As kids we all gathered on our battered country courts playing our hearts out, imagining the big city lights beckoning as we rode our bikes at 6am to the courts to meet our mates and practice.
It was never to be, but I did pass on that love of tennis to our children and now our grandchildren.
Today even as I write this we have a young Greek Australian god who may well herald in a new Australian dawn for tennis.
It’s been a long loyal wait.
I returned regularly to Kooyong each year to watch the Australian Open. Later with friends we trekked to the Australian Open when it moved to Melbourne Park – a much better venue but not as up-close-and-personal as lovely old Kooyong.

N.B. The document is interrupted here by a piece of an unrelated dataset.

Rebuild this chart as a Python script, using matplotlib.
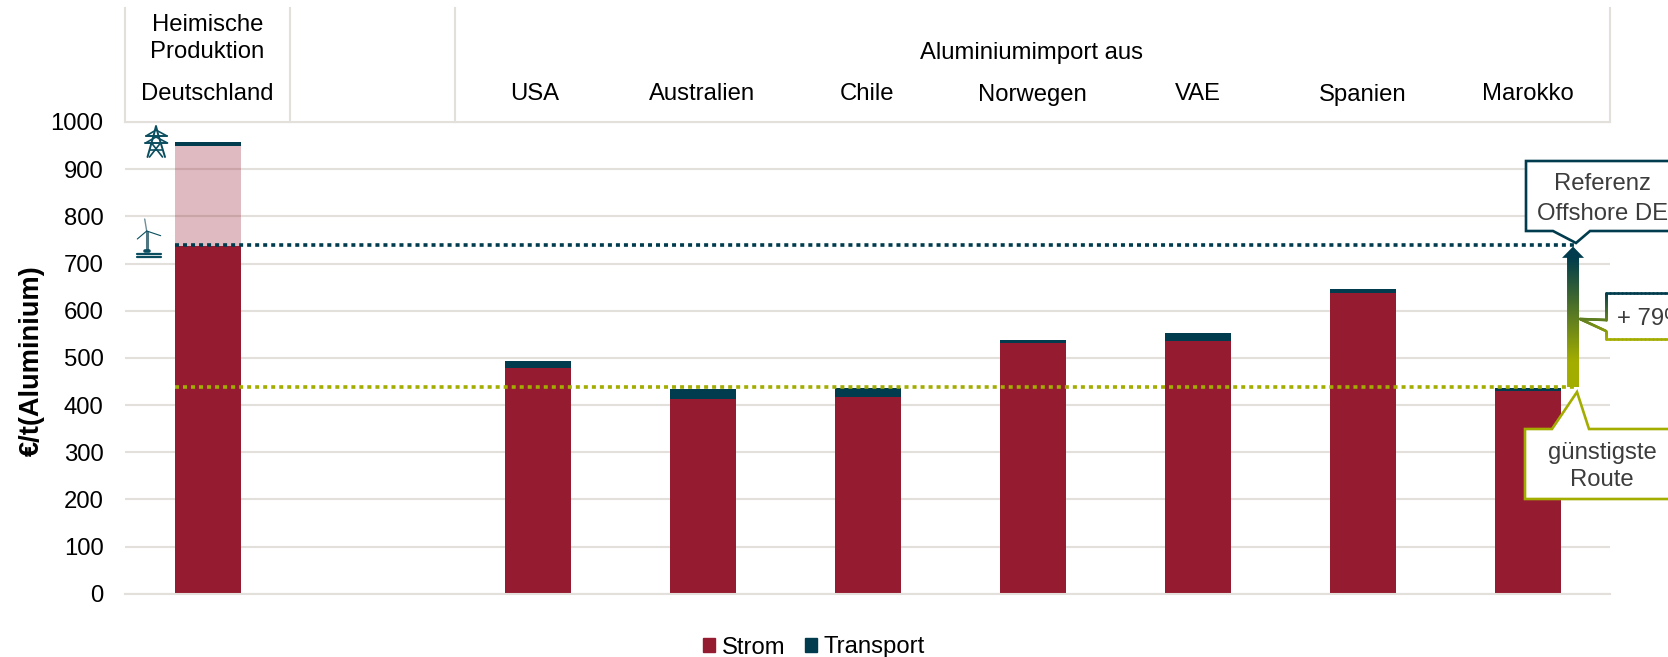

Later still I have found it a more comfortable option to watch the Australian Open in front of a television set, sitting comfortably in a recliner, feet up, cup of coffee by my side and the loo not too far away. Heaven on a stick!
However, there is another reason for this.
I do have an awful and utterly embarrassing tale to tell about my last expedition into Melbourne Park, one I don’t choose to dwell on too often.
One of my sons-in-law, knowing my passion for attending the Australian Open, invited me to join him one evening when his office was handing out free tickets for the evening show, plus a hamper to begin the proceedings.
I couldn’t believe my luck.
Nadal and Federer were playing in the afternoon session. At 10.30 that evening they were still playing!
We had eaten the very ordinary food in our hampers and were sitting on the floor among hundreds of others, waiting for the evening session to begin. That hamper proved to be my undoing.
Eventually we filed into the centre court but I almost immediately began to feel ill.
By the time I warned my son-in-law that I had to leave I managed to be violently ill all the way up the stairs to the exit.
St John’s people rescued me at the top of the stairs, patted me down as best they could and we slunk off into the night and drove silently home.
Whatever was in that hamper had obviously caused food poisoning.
My son-in-law was amazingly gracious about it all.
I was utterly mortified. No tennis that year.
I declared I would never show my face at the Australian Open again and I haven’t.
During all these years it has been an agony to catch only snatches of Wimbledon and the French and US Opens.
I was never organised enough to arise in the early hours of the morning to watch.
Recently, we happened to be in Ireland, in Kilarney, when the tennis finals were on at Wimbledon.
It was Nadal and Federer again... what bliss!
I settled myself in for an afternoon’s television of sheer joy. Here were my two heroes. There was I, halfway round the world, watching the the tennis championships at the most famous tennis grounds in the world, Wimbledon, in real time, and then.... and then... the whole match was broadcast in Gaelic. I could not understand a word of what was said. The Gaelic language is even more obscure than Russian. I still watched it.
I am nothing if not a tennis tragic.